---------- RAW RECORDS ----------

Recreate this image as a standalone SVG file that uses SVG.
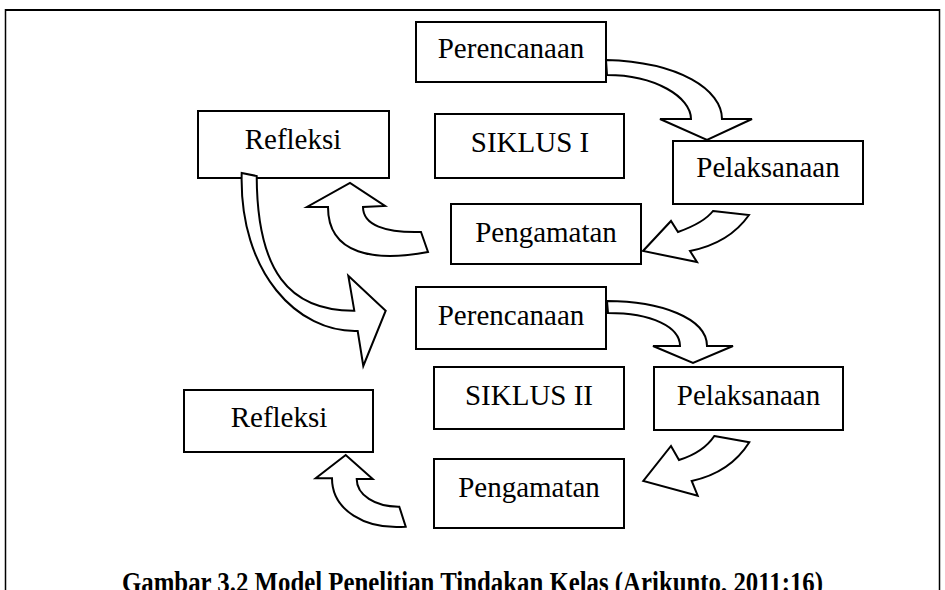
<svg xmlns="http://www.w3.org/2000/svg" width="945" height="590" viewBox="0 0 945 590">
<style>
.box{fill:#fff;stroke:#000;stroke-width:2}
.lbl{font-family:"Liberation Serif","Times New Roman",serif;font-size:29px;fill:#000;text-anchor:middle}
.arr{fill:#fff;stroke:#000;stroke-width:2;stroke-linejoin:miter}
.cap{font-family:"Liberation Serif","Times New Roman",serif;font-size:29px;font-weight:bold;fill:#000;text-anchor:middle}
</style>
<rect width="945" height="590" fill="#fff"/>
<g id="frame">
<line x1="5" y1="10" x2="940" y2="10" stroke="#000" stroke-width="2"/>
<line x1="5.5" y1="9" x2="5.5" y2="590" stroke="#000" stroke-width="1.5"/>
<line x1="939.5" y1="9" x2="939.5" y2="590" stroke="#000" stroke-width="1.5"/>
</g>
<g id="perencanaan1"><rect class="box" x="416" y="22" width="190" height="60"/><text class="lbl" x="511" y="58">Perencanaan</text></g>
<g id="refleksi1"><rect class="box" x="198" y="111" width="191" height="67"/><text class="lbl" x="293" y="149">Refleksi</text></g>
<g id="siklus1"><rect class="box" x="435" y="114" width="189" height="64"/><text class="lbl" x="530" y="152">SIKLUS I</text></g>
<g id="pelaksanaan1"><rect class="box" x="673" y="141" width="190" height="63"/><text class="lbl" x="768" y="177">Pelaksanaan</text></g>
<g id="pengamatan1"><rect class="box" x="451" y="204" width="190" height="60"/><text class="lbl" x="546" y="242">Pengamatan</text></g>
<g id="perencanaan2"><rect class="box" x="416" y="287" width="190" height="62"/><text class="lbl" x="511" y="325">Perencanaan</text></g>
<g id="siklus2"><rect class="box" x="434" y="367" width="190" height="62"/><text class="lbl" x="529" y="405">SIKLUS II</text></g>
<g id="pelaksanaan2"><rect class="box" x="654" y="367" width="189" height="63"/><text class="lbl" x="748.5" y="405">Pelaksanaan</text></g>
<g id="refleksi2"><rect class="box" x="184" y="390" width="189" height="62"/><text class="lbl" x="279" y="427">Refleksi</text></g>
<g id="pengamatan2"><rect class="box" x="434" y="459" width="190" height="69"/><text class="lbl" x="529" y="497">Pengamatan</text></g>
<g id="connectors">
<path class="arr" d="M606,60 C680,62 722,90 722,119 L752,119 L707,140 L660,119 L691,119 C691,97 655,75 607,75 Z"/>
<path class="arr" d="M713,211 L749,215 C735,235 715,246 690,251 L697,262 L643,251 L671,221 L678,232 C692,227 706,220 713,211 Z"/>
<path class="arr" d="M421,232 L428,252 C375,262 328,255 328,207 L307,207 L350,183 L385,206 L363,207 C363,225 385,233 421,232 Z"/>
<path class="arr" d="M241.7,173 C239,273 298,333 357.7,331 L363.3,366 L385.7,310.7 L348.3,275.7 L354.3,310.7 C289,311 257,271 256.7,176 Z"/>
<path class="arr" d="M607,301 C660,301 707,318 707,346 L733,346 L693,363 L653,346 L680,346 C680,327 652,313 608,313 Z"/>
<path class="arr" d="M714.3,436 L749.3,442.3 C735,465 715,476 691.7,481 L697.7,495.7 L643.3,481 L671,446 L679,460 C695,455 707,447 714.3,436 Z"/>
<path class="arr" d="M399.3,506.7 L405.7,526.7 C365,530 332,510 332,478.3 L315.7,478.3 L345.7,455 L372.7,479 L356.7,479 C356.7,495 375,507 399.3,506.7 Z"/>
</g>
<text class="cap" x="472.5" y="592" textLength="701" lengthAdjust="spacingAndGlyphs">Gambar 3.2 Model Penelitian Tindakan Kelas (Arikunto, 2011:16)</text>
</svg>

----------
---------- RAW RECORDS ----------

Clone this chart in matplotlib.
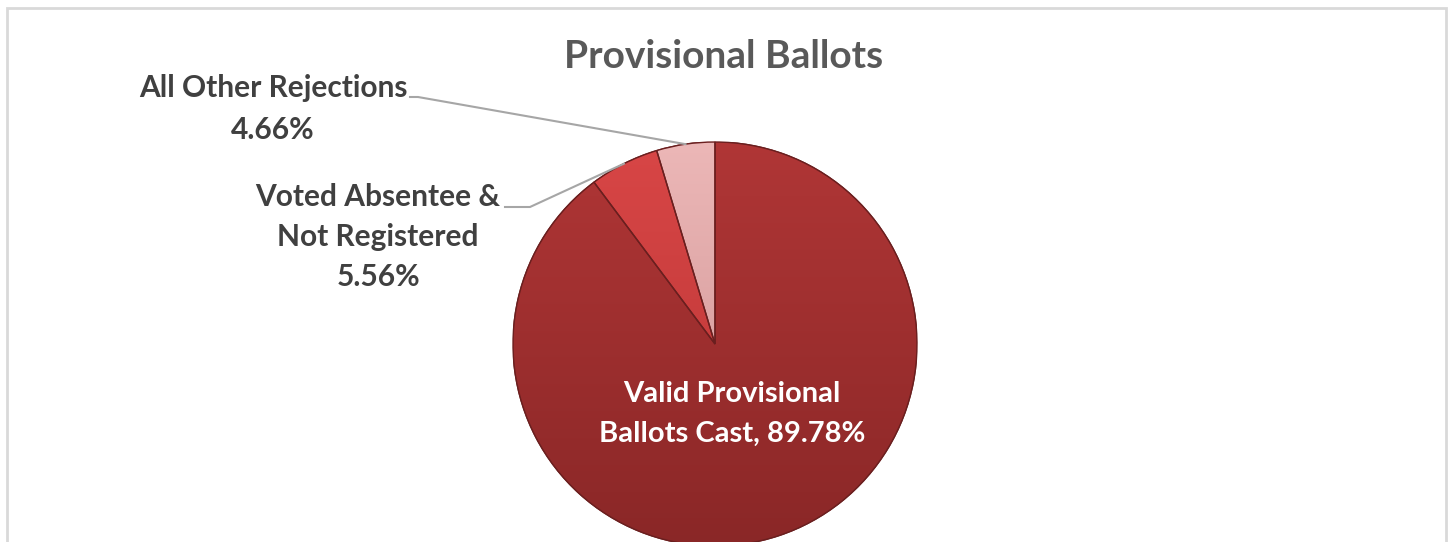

----------
---------- RAW RECORDS ----------

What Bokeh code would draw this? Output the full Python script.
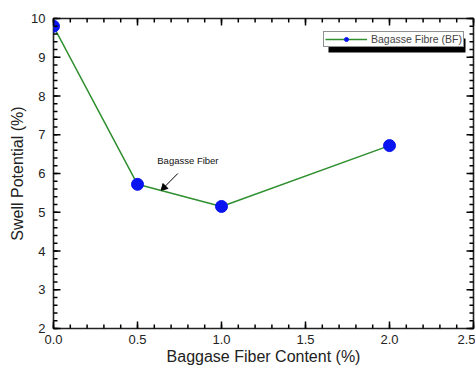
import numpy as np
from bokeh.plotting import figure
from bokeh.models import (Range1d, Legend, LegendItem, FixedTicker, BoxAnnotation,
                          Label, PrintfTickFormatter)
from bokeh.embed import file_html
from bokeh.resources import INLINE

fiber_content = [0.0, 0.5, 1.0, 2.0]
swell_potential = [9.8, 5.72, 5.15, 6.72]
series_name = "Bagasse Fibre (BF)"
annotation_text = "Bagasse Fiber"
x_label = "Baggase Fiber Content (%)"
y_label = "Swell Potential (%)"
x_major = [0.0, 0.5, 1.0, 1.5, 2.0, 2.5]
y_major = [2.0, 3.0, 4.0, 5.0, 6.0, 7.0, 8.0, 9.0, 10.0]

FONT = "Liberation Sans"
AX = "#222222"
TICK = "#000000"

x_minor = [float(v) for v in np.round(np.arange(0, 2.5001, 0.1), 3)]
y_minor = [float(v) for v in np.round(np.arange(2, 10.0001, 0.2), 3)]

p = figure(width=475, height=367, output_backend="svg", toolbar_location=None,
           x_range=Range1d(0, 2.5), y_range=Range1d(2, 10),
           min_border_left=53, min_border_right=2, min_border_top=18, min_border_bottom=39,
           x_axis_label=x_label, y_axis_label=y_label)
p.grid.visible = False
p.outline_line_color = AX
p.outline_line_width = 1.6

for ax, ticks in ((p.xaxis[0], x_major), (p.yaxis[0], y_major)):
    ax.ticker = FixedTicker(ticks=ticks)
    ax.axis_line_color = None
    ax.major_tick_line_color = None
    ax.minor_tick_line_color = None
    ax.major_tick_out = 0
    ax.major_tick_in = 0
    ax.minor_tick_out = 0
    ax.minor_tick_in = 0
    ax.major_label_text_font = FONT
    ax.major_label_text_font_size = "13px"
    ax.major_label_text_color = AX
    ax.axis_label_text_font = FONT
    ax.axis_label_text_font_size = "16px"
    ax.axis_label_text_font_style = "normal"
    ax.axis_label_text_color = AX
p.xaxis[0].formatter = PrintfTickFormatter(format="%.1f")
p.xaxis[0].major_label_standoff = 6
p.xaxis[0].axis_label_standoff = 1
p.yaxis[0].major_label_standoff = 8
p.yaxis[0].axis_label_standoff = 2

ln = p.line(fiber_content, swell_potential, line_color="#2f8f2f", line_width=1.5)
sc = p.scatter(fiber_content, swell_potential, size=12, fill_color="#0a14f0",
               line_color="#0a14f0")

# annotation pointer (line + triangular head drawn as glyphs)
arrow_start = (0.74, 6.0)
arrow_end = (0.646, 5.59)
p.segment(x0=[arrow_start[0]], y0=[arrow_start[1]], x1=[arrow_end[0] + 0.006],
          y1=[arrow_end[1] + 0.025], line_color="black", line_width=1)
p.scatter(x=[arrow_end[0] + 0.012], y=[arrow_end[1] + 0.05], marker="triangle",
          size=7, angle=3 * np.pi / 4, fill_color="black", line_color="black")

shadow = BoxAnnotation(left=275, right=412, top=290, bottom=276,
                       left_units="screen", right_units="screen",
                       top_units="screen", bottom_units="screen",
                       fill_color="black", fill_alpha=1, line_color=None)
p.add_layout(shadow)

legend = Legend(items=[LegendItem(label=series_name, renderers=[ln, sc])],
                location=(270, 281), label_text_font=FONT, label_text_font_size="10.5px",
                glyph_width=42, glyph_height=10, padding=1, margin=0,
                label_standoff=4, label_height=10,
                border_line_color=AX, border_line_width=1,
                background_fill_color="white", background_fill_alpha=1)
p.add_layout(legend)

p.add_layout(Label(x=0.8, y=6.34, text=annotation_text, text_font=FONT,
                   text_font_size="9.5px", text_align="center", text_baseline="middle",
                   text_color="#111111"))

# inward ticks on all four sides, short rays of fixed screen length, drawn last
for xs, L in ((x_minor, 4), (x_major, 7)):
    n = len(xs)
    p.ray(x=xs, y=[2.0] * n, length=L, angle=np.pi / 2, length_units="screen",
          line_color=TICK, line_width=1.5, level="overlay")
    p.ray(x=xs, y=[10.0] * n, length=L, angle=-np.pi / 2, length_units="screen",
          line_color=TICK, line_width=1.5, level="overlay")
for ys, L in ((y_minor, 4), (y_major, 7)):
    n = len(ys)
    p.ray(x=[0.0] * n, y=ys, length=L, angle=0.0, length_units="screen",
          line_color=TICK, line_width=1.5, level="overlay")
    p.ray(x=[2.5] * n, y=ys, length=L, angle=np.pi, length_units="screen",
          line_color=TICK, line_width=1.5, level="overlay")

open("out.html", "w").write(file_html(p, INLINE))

----------

## [PROBLEM]
Without any pictures, set down the lines from the one holding "What Bokeh code" through the one holding "from bokeh.resources import INLINE".

## [REPLY TO THE TASK]
What Bokeh code would draw this? Output the full Python script.
import numpy as np
from bokeh.plotting import figure
from bokeh.models import (Range1d, Legend, LegendItem, FixedTicker, BoxAnnotation,
                          Label, PrintfTickFormatter)
from bokeh.embed import file_html
from bokeh.resources import INLINE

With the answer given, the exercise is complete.